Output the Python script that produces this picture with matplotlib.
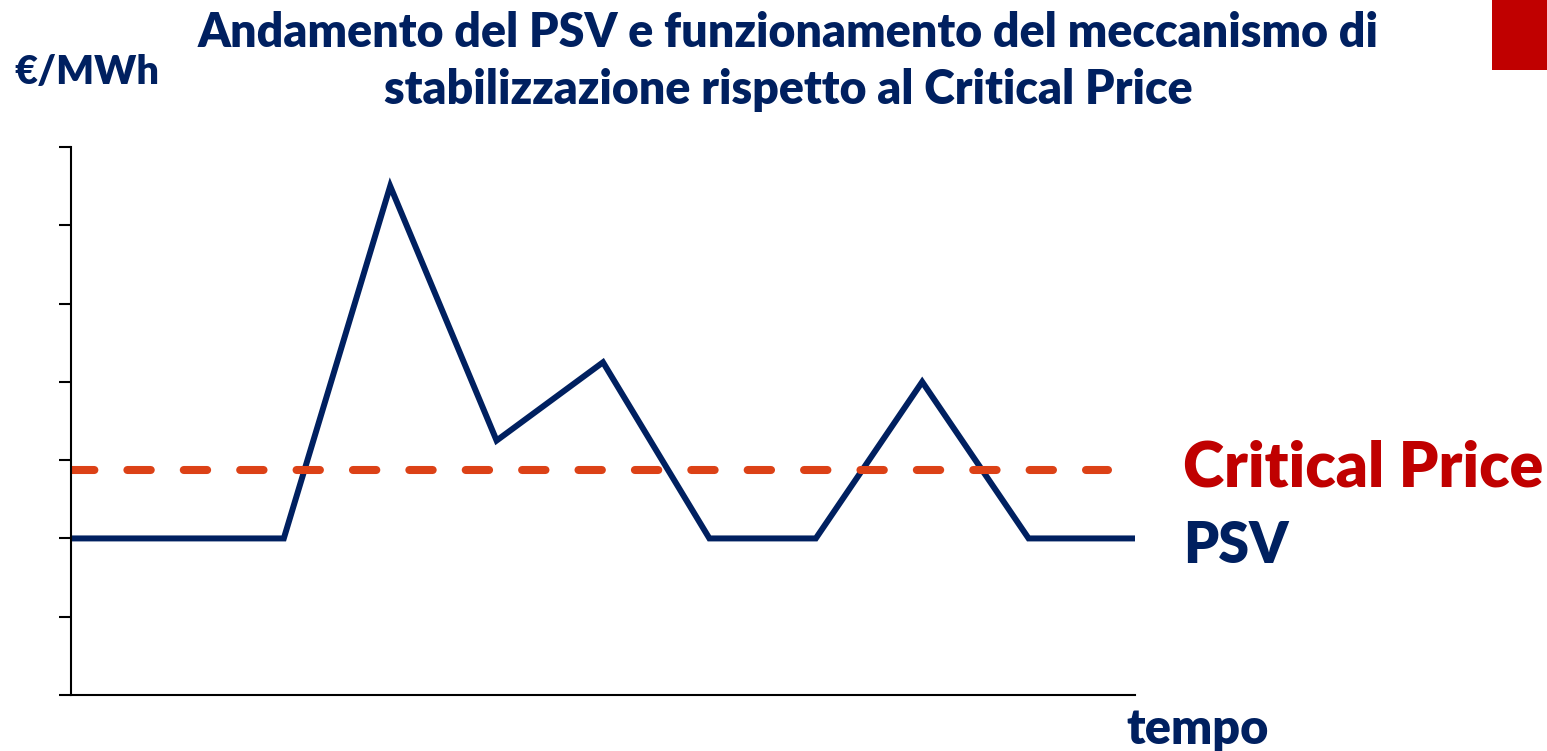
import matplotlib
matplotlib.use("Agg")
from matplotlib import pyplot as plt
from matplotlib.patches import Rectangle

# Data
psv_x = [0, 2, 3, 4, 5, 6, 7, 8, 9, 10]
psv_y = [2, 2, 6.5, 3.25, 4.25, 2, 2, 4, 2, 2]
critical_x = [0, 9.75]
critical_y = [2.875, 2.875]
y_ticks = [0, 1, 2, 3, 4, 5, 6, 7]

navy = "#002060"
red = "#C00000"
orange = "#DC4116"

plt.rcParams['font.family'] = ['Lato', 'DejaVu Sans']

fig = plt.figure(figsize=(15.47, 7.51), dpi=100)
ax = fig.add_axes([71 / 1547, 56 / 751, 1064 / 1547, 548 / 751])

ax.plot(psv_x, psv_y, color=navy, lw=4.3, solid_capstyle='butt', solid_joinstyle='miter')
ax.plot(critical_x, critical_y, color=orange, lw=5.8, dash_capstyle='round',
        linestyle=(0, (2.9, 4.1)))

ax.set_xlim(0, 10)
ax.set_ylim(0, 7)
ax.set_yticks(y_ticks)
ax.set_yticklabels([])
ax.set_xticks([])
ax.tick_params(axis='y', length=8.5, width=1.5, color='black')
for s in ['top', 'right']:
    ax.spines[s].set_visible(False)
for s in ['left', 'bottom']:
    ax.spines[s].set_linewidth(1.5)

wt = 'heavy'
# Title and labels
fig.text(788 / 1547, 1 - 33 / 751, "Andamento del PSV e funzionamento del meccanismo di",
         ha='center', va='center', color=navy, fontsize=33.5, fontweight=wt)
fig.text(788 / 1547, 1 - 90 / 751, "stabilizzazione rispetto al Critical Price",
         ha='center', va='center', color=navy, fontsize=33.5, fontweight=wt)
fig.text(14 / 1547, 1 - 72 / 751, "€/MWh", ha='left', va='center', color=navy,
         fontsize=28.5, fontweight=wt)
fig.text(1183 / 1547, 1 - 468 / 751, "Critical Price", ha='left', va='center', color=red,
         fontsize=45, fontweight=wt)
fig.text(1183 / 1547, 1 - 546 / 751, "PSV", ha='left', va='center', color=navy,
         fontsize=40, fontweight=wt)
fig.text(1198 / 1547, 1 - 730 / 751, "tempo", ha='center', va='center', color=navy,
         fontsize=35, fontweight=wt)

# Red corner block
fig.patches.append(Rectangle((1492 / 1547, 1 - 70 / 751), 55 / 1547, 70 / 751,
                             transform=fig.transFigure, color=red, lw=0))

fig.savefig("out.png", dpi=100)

___

Task prompt
Transcribe the material exactly, leaving every picture out.

In response
Output the Python script that produces this picture with matplotlib.
import matplotlib
matplotlib.use("Agg")
from matplotlib import pyplot as plt
from matplotlib.patches import Rectangle

# Data
psv_x = [0, 2, 3, 4, 5, 6, 7, 8, 9, 10]
psv_y = [2, 2, 6.5, 3.25, 4.25, 2, 2, 4, 2, 2]
critical_x = [0, 9.75]
critical_y = [2.875, 2.875]
y_ticks = [0, 1, 2, 3, 4, 5, 6, 7]

navy = "#002060"
red = "#C00000"
orange = "#DC4116"

plt.rcParams['font.family'] = ['Lato', 'DejaVu Sans']

fig = plt.figure(figsize=(15.47, 7.51), dpi=100)
ax = fig.add_axes([71 / 1547, 56 / 751, 1064 / 1547, 548 / 751])

ax.plot(psv_x, psv_y, color=navy, lw=4.3, solid_capstyle='butt', solid_joinstyle='miter')
ax.plot(critical_x, critical_y, color=orange, lw=5.8, dash_capstyle='round',
        linestyle=(0, (2.9, 4.1)))

ax.set_xlim(0, 10)
ax.set_ylim(0, 7)
ax.set_yticks(y_ticks)
ax.set_yticklabels([])
ax.set_xticks([])
ax.tick_params(axis='y', length=8.5, width=1.5, color='black')
for s in ['top', 'right']:
    ax.spines[s].set_visible(False)
for s in ['left', 'bottom']:
    ax.spines[s].set_linewidth(1.5)

wt = 'heavy'
# Title and labels
fig.text(788 / 1547, 1 - 33 / 751, "Andamento del PSV e funzionamento del meccanismo di",
         ha='center', va='center', color=navy, fontsize=33.5, fontweight=wt)
fig.text(788 / 1547, 1 - 90 / 751, "stabilizzazione rispetto al Critical Price",
         ha='center', va='center', color=navy, fontsize=33.5, fontweight=wt)
fig.text(14 / 1547, 1 - 72 / 751, "€/MWh", ha='left', va='center', color=navy,
         fontsize=28.5, fontweight=wt)
fig.text(1183 / 1547, 1 - 468 / 751, "Critical Price", ha='left', va='center', color=red,
         fontsize=45, fontweight=wt)
fig.text(1183 / 1547, 1 - 546 / 751, "PSV", ha='left', va='center', color=navy,
         fontsize=40, fontweight=wt)
fig.text(1198 / 1547, 1 - 730 / 751, "tempo", ha='center', va='center', color=navy,
         fontsize=35, fontweight=wt)

# Red corner block
fig.patches.append(Rectangle((1492 / 1547, 1 - 70 / 751), 55 / 1547, 70 / 751,
                             transform=fig.transFigure, color=red, lw=0))

fig.savefig("out.png", dpi=100)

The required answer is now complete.